Senior Australian naval Commander James Lybrand said this week that he “increasingly suspects” the series of signals detected to the west of Australia last month had nothing to do with the plane, and that two of them picked up by the U.S. Navy’s Bluefin-21 underwater drone were too weak to have originated from a man-made device.
On April 5 the Australian ship Ocean Shield detected two signals at a frequency of 33.5kHz, and two more at 27kHz on April 8. While black box locator beacons emit a higher frequency of 37.5kHz, investigators initially suspected the weaker signals were merely a result of the box’s dying batteries (which are designed to last 30 days) or “vagaries of deep-sea conditions.”
“As far as frequency goes, between 33 kHz and 27 kHz is a pretty large jump,” Lybrand, who captains the Ocean Shield, said.
However searchers still believe the two April 5 signals – one of which held for more than two hours – are still possible leads.
While Lybrand did not speculate on possible causes behind the weaker April 8 signals, a recent Daily Mail report points out that dolphins can produce echolocation signals between 0.2kHz and 150kHz to sonically survey their environment.
According to experts, lower frequency vocalizations between about 0.2 and 50kHz are used for social communication, while 40 to 150 kHz are used for “spacial awareness.”

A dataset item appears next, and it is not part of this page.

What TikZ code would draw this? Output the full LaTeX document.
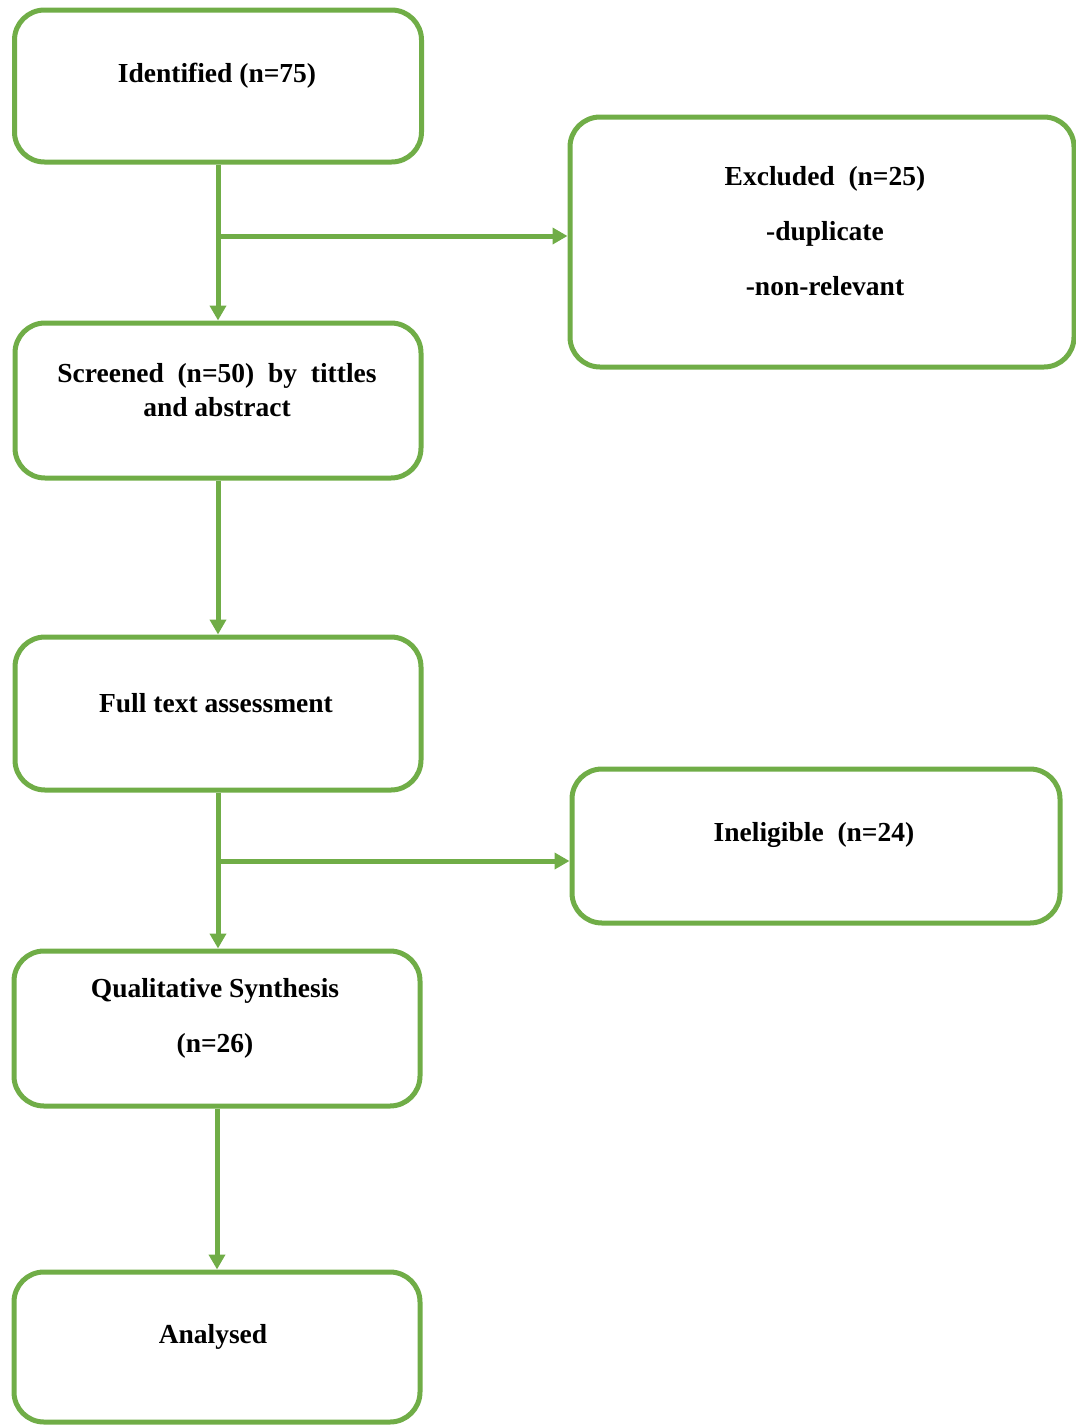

“We’re now getting to the stage from where the black box is starting to fade,” Australian Prime Minister Tony Abbott said days after the signals were detected. “We’re hoping to get as much information as we can before the signal finally expires.”
At the time Abbott said he was “very confident” the signals originated from Flight 370’s black box.
“I really don’t want to give any more information than that at this stage… as a sign of respect to the Chinese people and their families.”
Inmarsat, the British satellite telecommunications company that assisted in tracking the Boeing 777’s last flight path, announced Monday it would begin offering free basic tracking service to 11,000 commercial passenger aircraft equipped with Inmarsat satellite connection to prevent another MH370 scenario. The offer will encompass virtually all of the world’s long-range commercial fleet.
“In the wake of the loss of MH370, we believe this is simply the right thing to do,” Inmarsat Chief Executive Rupert Pearce said. “This offer responsibly, quickly and at little or no cost to the industry, addresses in part the problem brought to light by the recent tragic events around MH370.”
Malaysia Airlines Flight 370 disappeared on March 8 en route from Kuala Lumpur to Beijing with 239 people aboard, and no physical trace of the plane has been found despite the more than two-month, multi-agency international search effort.